# J code denials:modifier 59 on 94640?



## Pillow1 (Jan 27, 2011)

99214 25     dx:  493.90,466.0,401.9,272.4 = paid 
94640          dx: 493.90, 466.0                  = paid
j7609          dx:  493.90                            = denied c0-97
j7645          dx:  493.90                            = denied co-97

should i have billed the 94640 with a 59 modifier?


----------



## brookievb (Jan 27, 2011)

what is the EOB co-97? Not familiar with that one.


----------



## peanutbutterkisses (Jan 28, 2011)

I never bill 94640 with a modifier 59. The E&M visit w/ mod 25 I think is correct.


----------



## helehcim (Feb 1, 2011)

59 modifier on 94640 will not result in payment for the drugs.  The two drugs were denied as CO97, contractual obliagation (meaning don't bill the patient, check your contract) and 97, short version is that it's included in another service.  I'm guessing you billed Medicare, and it is my experience that Medicare does not cover those drugs.  It is not a coding issue, from what I see the coding is fine (without reviewing the notes, that is)


----------



## dballard2004 (Feb 1, 2011)

I'll wager an *opinion* here.

While the CPT guidelines direct you to report the appropriate code(s) for the medication used with nebulizer treatments, not all payers will reimburse for them.  Some payers consider the medication to be inclusive of the nebulizer treatment.

With that being said, modifier 59 would not be appropriate in the above scenario.  As the person in the above post stated, without having the notes to look at, the coding appears to be correct.  This appears to be a coverage issue with the payer and I would recommend consulting with the payer in question for further guidance.

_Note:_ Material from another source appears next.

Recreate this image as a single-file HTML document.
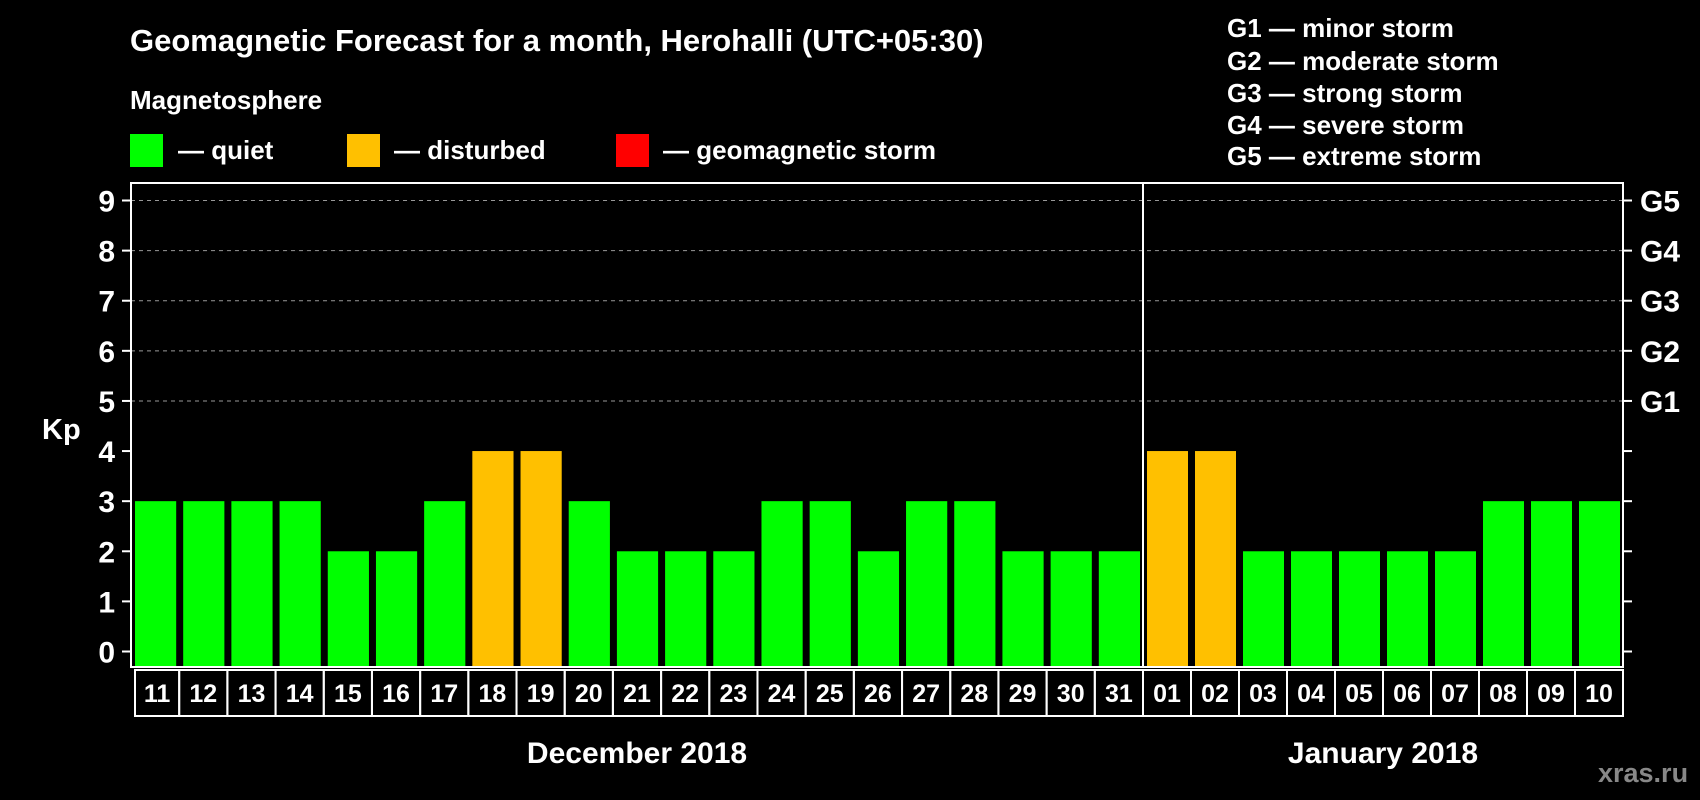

Hope this helps and again this is my *opinion*.


----------



## Pillow1 (Feb 9, 2011)

yes that helps very much.. I will check with Medicare regarding the usage of the J code (denied co 97) and post their response .. thank you all


----------



## annakilker (Feb 9, 2011)

*denial of J codes CO-97*

CO-97 is a denial of a procedure because it is included in another procedure (including a global package) however that does not apply in this case.

From what I can gather the ICD code 493.90 is not on the Medicare list of limited coverage diagnosis,.  Your documentation would have to support ICD 493.91 or 493.92 (acute condition).  493.90 is unspecified and not on the list.

I also believe  you could bill the 96460 twice because two treatments were administered.  if the condition was acute I would appeal the claim.

Good luck I hope you can be reimbursed appropriately.


----------



## annamaria1827 (Dec 24, 2013)

If 94640 was done twice, to the second 94640 should be appended Mod 76.


----------